The objective of this study was to describe our initial experience with an adaptation of the extreme lateral interbody fusion (XLIF) technique allowing access to the anterior aspect of the thoracic and thoracolumbar spine with specific reference to (1) early pulmonary complications, (2) non-pulmonary complications, and (3) ability of this technique to successfully achieve spinal decompression and fusion at the operative level.
Clinical and radiographic data were reviewed for the entire perioperative period. A total of 18 patients (72% females; mean age, 56.8 years) underwent a thoracic XLIF procedure for spinal pathologies including disc herniation, fracture, tumor, pseudoarthrosis, and proximal junctional kyphosis.

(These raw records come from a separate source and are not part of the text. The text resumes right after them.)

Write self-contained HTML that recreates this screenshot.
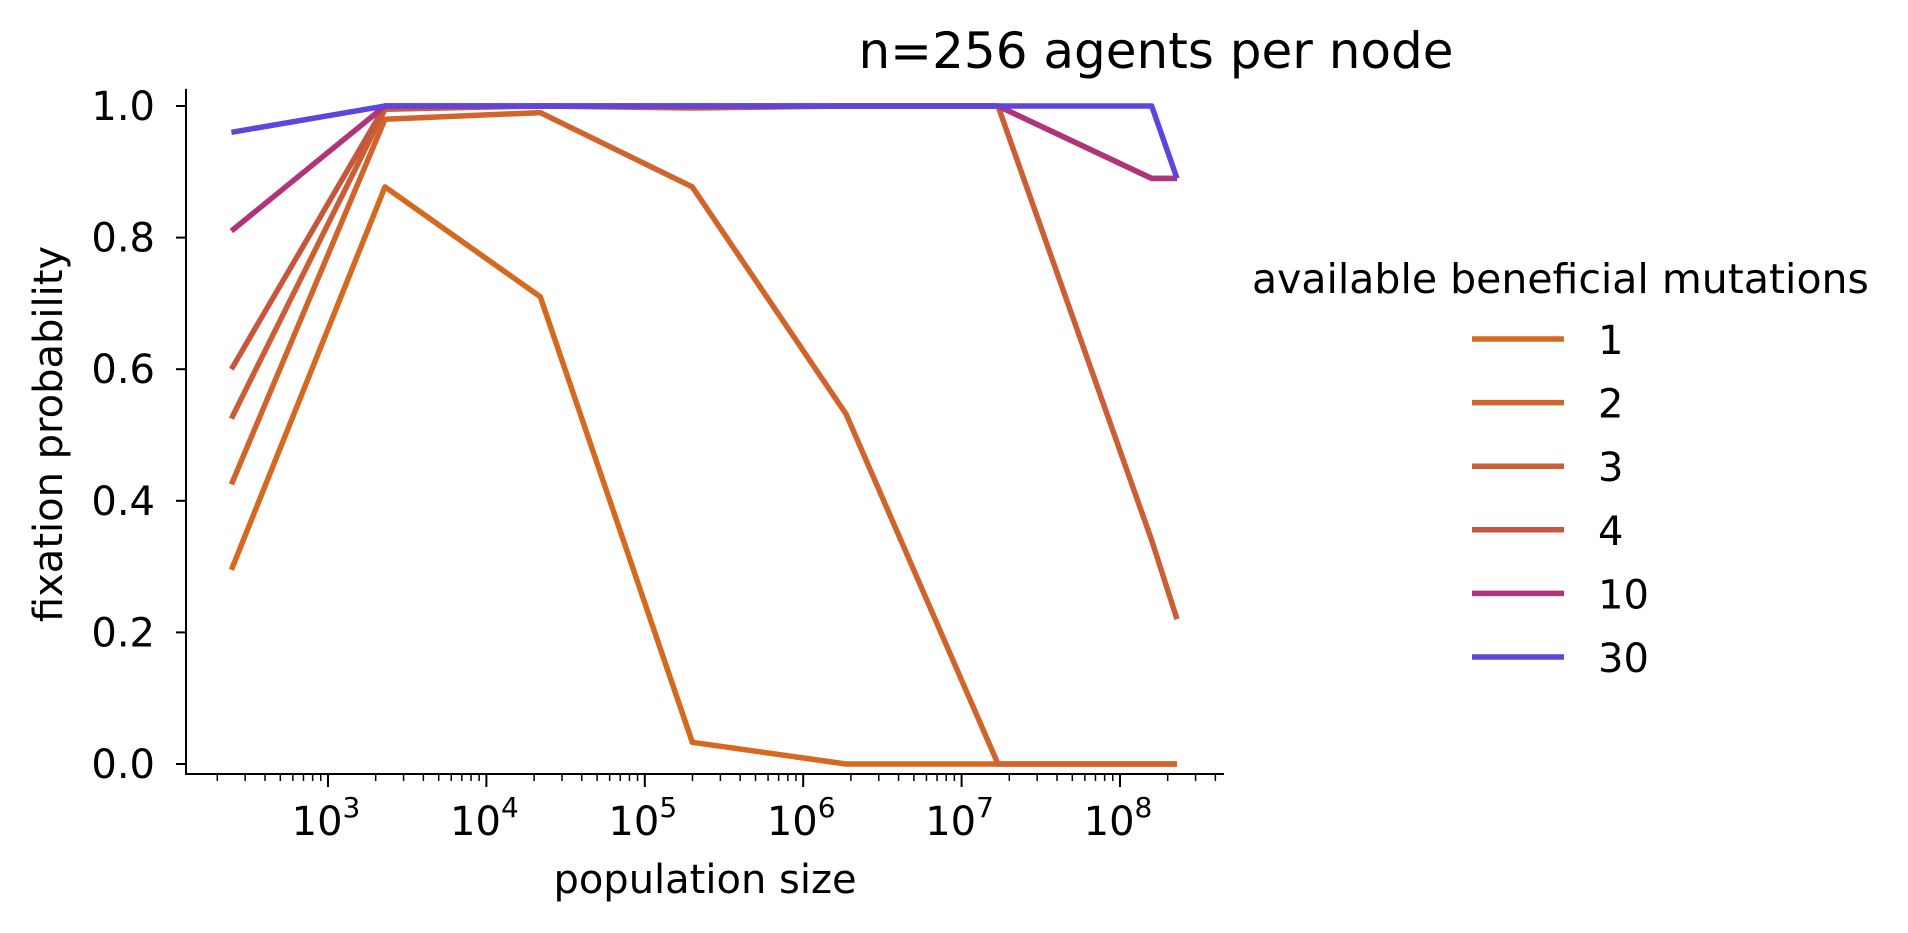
<!DOCTYPE html>
<html><head><meta charset="utf-8"><style>
html,body{margin:0;padding:0;background:#fff;}
svg{display:block;font-family:"DejaVu Sans","Liberation Sans",sans-serif;}
</style></head><body>
<svg id="chart" width="1908" height="933" viewBox="0 0 1908 933" xmlns="http://www.w3.org/2000/svg">
<text x="1156" y="68" font-size="50" text-anchor="middle">n=256 agents per node</text>
<g id="plot"></g>
<text x="705" y="893" font-size="40" text-anchor="middle">population size</text>
<text transform="translate(62,434) rotate(-90)" font-size="40" text-anchor="middle">fixation probability</text>
<text x="1252" y="293" font-size="41">available beneficial mutations</text>
<g id="legend"></g>
</svg>
<script>
const xLog = [2.39, 3.36, 4.34, 5.30, 6.27, 7.23, 8.20, 8.36];
const seriesNames = ["1","2","3","4","10","30"];
const s1 = [0.295, 0.877, 0.71, 0.033, 0.0, 0.0, 0.0, 0.0];
const s2 = [0.425, 0.98, 0.99, 0.877, 0.532, 0.0, 0.0, 0.0];
const s3 = [0.525, 0.995, 1.0, 0.997, 1.0, 1.0, 0.34, 0.22];
const s4 = [0.6, 1.0, 1.0, 1.0, 1.0, 1.0, 0.89, 0.89];
const s10 = [0.81, 1.0, 1.0, 1.0, 1.0, 1.0, 0.89, 0.89];
const s30 = [0.96, 1.0, 1.0, 1.0, 1.0, 1.0, 1.0, 0.89];
const yTicks = [0.0, 0.2, 0.4, 0.6, 0.8, 1.0];
const xTickExps = [3,4,5,6,7,8];
const colors = ["#d4691f","#d0642a","#cb5e35","#c6573d","#b0347a","#5e45dc"];
const allSeries = [s1,s2,s3,s4,s10,s30];

const NS="http://www.w3.org/2000/svg";
const plot=document.getElementById('plot');
const X0=186, X1=1224, YB=774;
const xs=l=>328+(l-3)*158.4;
const ys=v=>764-v*658;
function mk(tag,attrs,parent){const e=document.createElementNS(NS,tag);for(const k in attrs)e.setAttribute(k,attrs[k]);parent.appendChild(e);return e;}

const spines=mk('path',{d:`M${X0},${ys(1.02)-4} V${YB} H${X1}`,stroke:'#000','stroke-width':2,fill:'none'},plot);



yTicks.forEach(v=>{
  const t=mk('line',{x1:X0-10,x2:X0,y1:ys(v),y2:ys(v),stroke:'#000','stroke-width':2},plot);
  
  
  const lb=mk('text',{x:155,y:ys(v)+14,'font-size':40,'text-anchor':'end'},plot);
  lb.textContent=v.toFixed(1);
  
  
});
const lmin=(X0-328)/158.4+3, lmax=(X1-328)/158.4+3;
for(let e=2;e<=8;e++){for(let m=1;m<10;m++){const l=e+Math.log10(m);if(l<lmin||l>lmax)continue;
  const major=m===1;
  const t=mk('line',{x1:xs(l),x2:xs(l),y1:YB,y2:YB+(major?13:7),stroke:'#000','stroke-width':major?2:1.5},plot);
  
  
}}
xTickExps.forEach(e=>{
  const lb=mk('text',{x:xs(e)-2,y:835,'font-size':40,'text-anchor':'middle'},plot);
  
  
  lb.appendChild(document.createTextNode('10'));
  const sp=mk('tspan',{dy:-18,'font-size':28},lb);sp.textContent=String(e);
});
allSeries.forEach((s,i)=>{
  const d=s.map((v,j)=>(j?'L':'M')+xs(xLog[j]).toFixed(1)+','+ys(v).toFixed(1)).join(' ');
  const p=mk('path',{d:d,stroke:colors[i],'stroke-width':5.5,fill:'none','stroke-linejoin':'round'},plot);
  
  
});
const lg=document.getElementById('legend');
seriesNames.forEach((n,i)=>{
  const y=339+i*63.6;
  const ln=mk('line',{x1:1472,x2:1564,y1:y,y2:y,stroke:colors[i],'stroke-width':5.5},lg);
  
  
  const t=mk('text',{x:1598,y:y+15,'font-size':40},lg);
  t.textContent=n;
  
  
});
</script>
</body></html>
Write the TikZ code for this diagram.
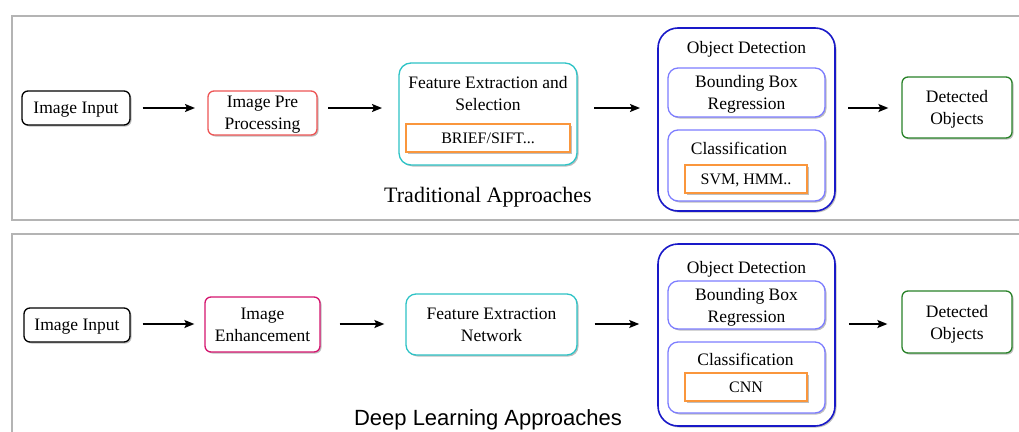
\documentclass[tikz,border=0pt]{standalone}
\usepackage{fontspec}
\setmainfont{Liberation Serif}
\newfontfamily\sansf{Liberation Sans}
\usetikzlibrary{arrows.meta,shadows}
\definecolor{panelgray}{RGB}{180,180,180}
\definecolor{cred}{RGB}{238,85,85}
\definecolor{cmag}{RGB}{212,20,110}
\definecolor{ccyan}{RGB}{45,195,198}
\definecolor{cdblue}{RGB}{25,25,200}
\definecolor{clblue}{RGB}{125,125,255}
\definecolor{corange}{RGB}{250,150,60}
\definecolor{cgreen}{RGB}{40,130,40}
\tikzset{
  sh/.style={drop shadow={shadow xshift=1.5pt,shadow yshift=-1.5pt,opacity=0.25,fill=black}},
  box/.style={draw=#1,line width=1.3pt,rounded corners=6pt,fill=white,sh,align=center,inner sep=0pt,
    text depth=0pt,font=\fontsize{17.5}{22}\selectfont},
  small/.style={draw=corange,line width=1.3pt,fill=white,sh,align=center,inner sep=0pt,
    text depth=0pt,font=\fontsize{16}{20}\selectfont},
  odbox/.style={draw=cdblue,line width=1.6pt,rounded corners=20pt,fill=white,sh,inner sep=0pt},
  sub/.style={draw=clblue,line width=1.3pt,rounded corners=10pt,fill=white,sh,align=center,inner sep=0pt,
    text depth=0pt,font=\fontsize{17.5}{22}\selectfont},
  lbl/.style={inner sep=0pt,align=center,text depth=0pt,font=\fontsize{17.5}{22}\selectfont},
  arr/.style={line width=1.5pt,-{Stealth[length=10pt,width=8pt,inset=2pt]}},
  panel/.style={draw=panelgray,line width=2pt}
}
\begin{document}
\begin{tikzpicture}[x=1pt,y=-1pt]
\clip (0,0) rectangle (1019,431);
\fill[white] (0,0) rectangle (1019,431);
% panels
\draw[panel] (12,16) rectangle (1040,220);
\draw[panel] (12,234) rectangle (1040,450);

% ---------- top row ----------
\node[box=black,minimum width=108pt,minimum height=34pt] (in1) at (76,108) {Image Input};
\node[box=cred,minimum width=109pt,minimum height=44pt] (pre) at (262.5,113) {Image Pre\\Processing};
\node[box=ccyan,rounded corners=12pt,minimum width=178pt,minimum height=102pt] (fe) at (488,114) {};
\node[lbl] (fet) at (488,93) {Feature Extraction and\\Selection};
\node[small,minimum width=164pt,minimum height=28pt] (brief) at (488,138) {BRIEF/SIFT...};
\node[odbox,minimum width=177pt,minimum height=183pt] (od) at (746.5,119.5) {};
\node[lbl] (odt) at (746.5,47) {Object Detection};
\node[sub,minimum width=157pt,minimum height=49pt] (bb) at (746.5,92.5) {Bounding Box\\Regression};
\node[sub,minimum width=157pt,minimum height=71pt] (cls) at (746.5,165.5) {};
\node[lbl] (clst) at (739,148) {Classification};
\node[small,minimum width=122pt,minimum height=28pt] (svm) at (746,179) {SVM, HMM..};
\node[box=cgreen,minimum width=110pt,minimum height=61pt] (det) at (957,107.5) {Detected\\Objects};
\node[inner sep=0pt,text depth=0pt,font=\fontsize{22}{26}\selectfont] (trad) at (488,195) {Traditional Approaches};

\coordinate (a1) at (195,108);
\draw[arr] ([xshift=12pt]in1.east) -- (a1);
\coordinate (a2s) at (328,108);
\coordinate (a2) at (382,108);
\draw[arr] (a2s) -- (a2);
\coordinate (a3s) at (594,108);
\coordinate (a3) at (640,108);
\draw[arr] (a3s) -- (a3);
\coordinate (a4s) at (848,108);
\draw[arr] (a4s) -- ([xshift=-13pt]det.west |- a4s);

% ---------- bottom row ----------
\node[box=black,minimum width=106pt,minimum height=34pt] (in2) at (77,325) {Image Input};
\node[box=cmag,minimum width=115pt,minimum height=55pt] (enh) at (262.5,324.5) {Image\\Enhancement};
\node[box=ccyan,rounded corners=10pt,minimum width=171pt,minimum height=61pt] (fen) at (491.5,324.5) {Feature Extraction\\Network};
\node[odbox,minimum width=177pt,minimum height=182pt] (od2) at (746.5,335) {};
\node[lbl] (od2t) at (746.5,267) {Object Detection};
\node[sub,minimum width=157pt,minimum height=48pt] (bb2) at (746.5,305) {Bounding Box\\Regression};
\node[sub,minimum width=157pt,minimum height=71pt] (cls2) at (746.5,377.5) {};
\node[lbl] (cls2t) at (745.5,359) {Classification};
\node[small,minimum width=122pt,minimum height=28pt] (cnn) at (746,387) {CNN};
\node[box=cgreen,minimum width=110pt,minimum height=62pt] (det2) at (957,322) {Detected\\Objects};
\node[inner sep=0pt,text depth=0pt,font=\sansf\fontsize{22}{26}\selectfont] (deep) at (488,418) {Deep Learning Approaches};

\draw[arr] ([xshift=12pt]in2.east |- 0,324) -- ([xshift=-10pt]enh.west |- 0,324);
\draw[arr] ([xshift=19pt]enh.east |- 0,324) -- ([xshift=-21pt]fen.west |- 0,324);
\draw[arr] ([xshift=17pt]fen.east |- 0,324) -- ([xshift=-18pt]od2.west |- 0,324);
\draw[arr] ([xshift=13pt]od2.east |- 0,324) -- ([xshift=-14pt]det2.west |- 0,324);
\end{tikzpicture}
\end{document}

A total of 32 levels were treated, with the majority located at the thoracolumbar junction. Twelve of the procedures were done as part of a combined anterior/posterior surgery.
The mean estimated blood loss was 577 ml and the mean length of stay was 12 days. At a mean follow-up of 14 months, all patients except for one (who died of widely metastatic disease) had achieved radiographic evidence of fusion. Two patients developed pulmonary effusions requiring medical intervention. Six patients had seven non-pulmonary complications: incidental durotomy (two), infection (one), instrumentation pullout (one), cardiac arrhythmia (two), and death from metastatic disease (one).
The XLIF technique can be utilized for access to the anterior column of the thoracic and thoracolumbar spine. The advantages of this minimally invasive technique include avoidance of the need for an access surgeon and for lung deflation during surgery as well as excellent visualization of the spinal pathology.